A new eye-tracking technology developed by Australian engineers has the potential to not only identify building defects early on during the construction process but also lead to significant cost savings, time, and resource optimization. Embedded in 3D headsets, this tech allows construction workers to conduct more thorough inspections, thereby reducing the 60% of building costs attributed to fixing errors.

The tool combines building information modeling and eye gaze data captured during a standard building inspection; it uses augmented reality headsets that shoot laser beams out of the bottom of the user’s eye to track where they are looking in a 3D model when they perform building inspections. The eye-tracking technology validates the checklist process, ensuring that construction workers are conducting a thorough inspection by matching their eye gaze data against the 3D architectural building model.

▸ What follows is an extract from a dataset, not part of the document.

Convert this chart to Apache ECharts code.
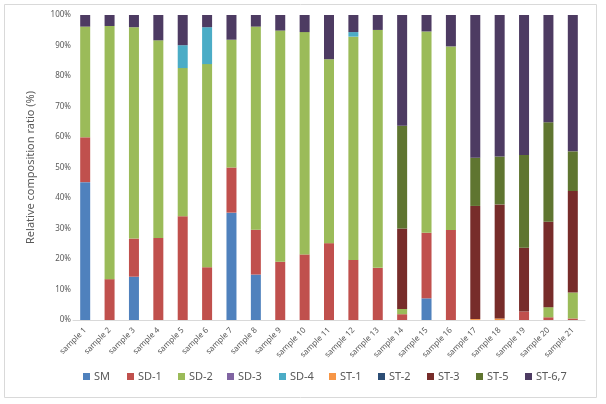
<!DOCTYPE html>
<html><head><meta charset="utf-8">
<script src="https://cdn.jsdelivr.net/npm/echarts@6/dist/echarts.min.js"></script>
<style>html,body{margin:0;padding:0;background:#fff}#c{width:606px;height:404px}</style>
</head><body><div id="c"></div>
<script>
var categories = ['sample 1','sample 2','sample 3','sample 4','sample 5','sample 6','sample 7','sample 8','sample 9','sample 10','sample 11','sample 12','sample 13','sample 14','sample 15','sample 16','sample 17','sample 18','sample 19','sample 20','sample 21'];
var yTicks = [0,10,20,30,40,50,60,70,80,90,100];
var SM    = [45.2,0,14.2,0,0,0,35.2,14.9,0,0,0,0,0,0,7.1,0,0,0,0,0,0];
var SD1   = [14.7,13.4,12.5,26.9,34.0,17.3,14.8,14.7,19.1,21.5,25.2,19.7,17.1,1.9,21.5,29.5,0,0,2.8,0.9,0.5];
var SD2   = [36.3,83.0,69.3,64.8,48.6,66.6,41.9,66.6,75.8,72.9,60.3,73.2,78.0,1.7,66.0,60.2,0,0,0,3.3,8.5];
var SD3   = [0,0,0,0,0,0,0,0,0,0,0,0,0,0,0,0,0,0,0,0,0];
var SD4   = [0,0,0,0,7.5,12.1,0,0,0,0,0,1.5,0,0,0,0,0,0,0,0,0];
var ST1   = [0,0,0,0,0,0,0,0,0,0,0,0,0,0,0,0,0.3,0.5,0,0,0];
var ST2   = [0,0,0,0,0,0,0,0,0,0,0,0,0,0,0,0,0,0,0,0,0];
var ST3   = [0,0,0,0,0,0,0,0,0,0,0,0,0,26.4,0,0,37.1,37.4,20.9,28.0,33.3];
var ST5   = [0,0,0,0,0,0,0,0,0,0,0,0,0,33.7,0,0,15.8,15.7,30.4,32.6,13.0];
var ST67  = [3.8,3.6,4.0,8.3,9.9,4.0,8.1,3.8,5.1,5.6,14.5,5.6,4.9,36.3,5.4,10.3,46.8,46.4,45.9,35.2,44.7];
var seriesNames = ['SM','SD-1','SD-2','SD-3','SD-4','ST-1','ST-2','ST-3','ST-5','ST-6,7'];
var seriesData = [SM,SD1,SD2,SD3,SD4,ST1,ST2,ST3,ST5,ST67];
var colors = ['#4F81BD','#C0504D','#9BBB59','#8064A2','#4BACC6','#F79646','#2C4D75','#772C2A','#5F7530','#4D3B62'];
var legendLeft = [83,127,178,227,279,329,378,427,476,525];

var font = 'Noto Sans';
var chart = echarts.init(document.getElementById('c'));
chart.setOption({
  animation:false,
  color: colors,
  textStyle:{fontFamily:font},
  graphic:[{type:'rect',shape:{x:4.5,y:4.5,width:592,height:393},style:{fill:'none',stroke:'#d9d9d9',lineWidth:1},silent:true}],
  grid:{left:73,right:21,top:15,bottom:84},
  legend: seriesNames.map(function(n,i){
    return {data:[n], left:legendLeft[i], top:371, padding:0, itemWidth:7, itemHeight:7, itemGap:0,
      icon:'rect', textStyle:{fontSize:11,color:'#595959',fontFamily:font,padding:[0,0,0,-1]}};
  }),
  xAxis:{
    type:'category', data:categories,
    axisLine:{lineStyle:{color:'#d9d9d9'}}, axisTick:{show:false},
    axisLabel:{rotate:45,fontSize:8,color:'#595959',margin:9,interval:0}
  },
  yAxis:{
    type:'value', min:0, max:100, interval:10,
    name:'Relative composition ratio (%)', nameLocation:'middle', nameGap:37,
    nameTextStyle:{fontSize:11,color:'#595959'},
    axisLine:{show:false}, axisTick:{show:false}, splitLine:{show:false},
    axisLabel:{fontSize:8,color:'#595959',margin:2,
      formatter:function(v){return yTicks.indexOf(v)>=0? v+'%':'';}}
  },
  series: seriesNames.map(function(n,i){
    return {name:n,type:'bar',stack:'all',barWidth:10,data:seriesData[i]};
  })
});
</script></body></html>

With the help of this amazing tool, construction workers can identify essential elements like light switches, taps, cables, or pipes, ensuring that they are the correct ones and are properly installed. However, the eye-tracking data does not replace a checklist but validates it, and defects still need to be manually recorded but the earlier defects are identified, the quicker and cheaper it is to remedy them.

In order to evaluate the tool’s effectiveness, the researchers are working with construction partners on-site over the life cycle of a building project. The project is an example of how researchers are working on applied problems that can help the industry now, rather than in ten or twenty years. The technology indeed has the potential to revolutionize the construction industry by reducing the cost of building construction and shortening timelines.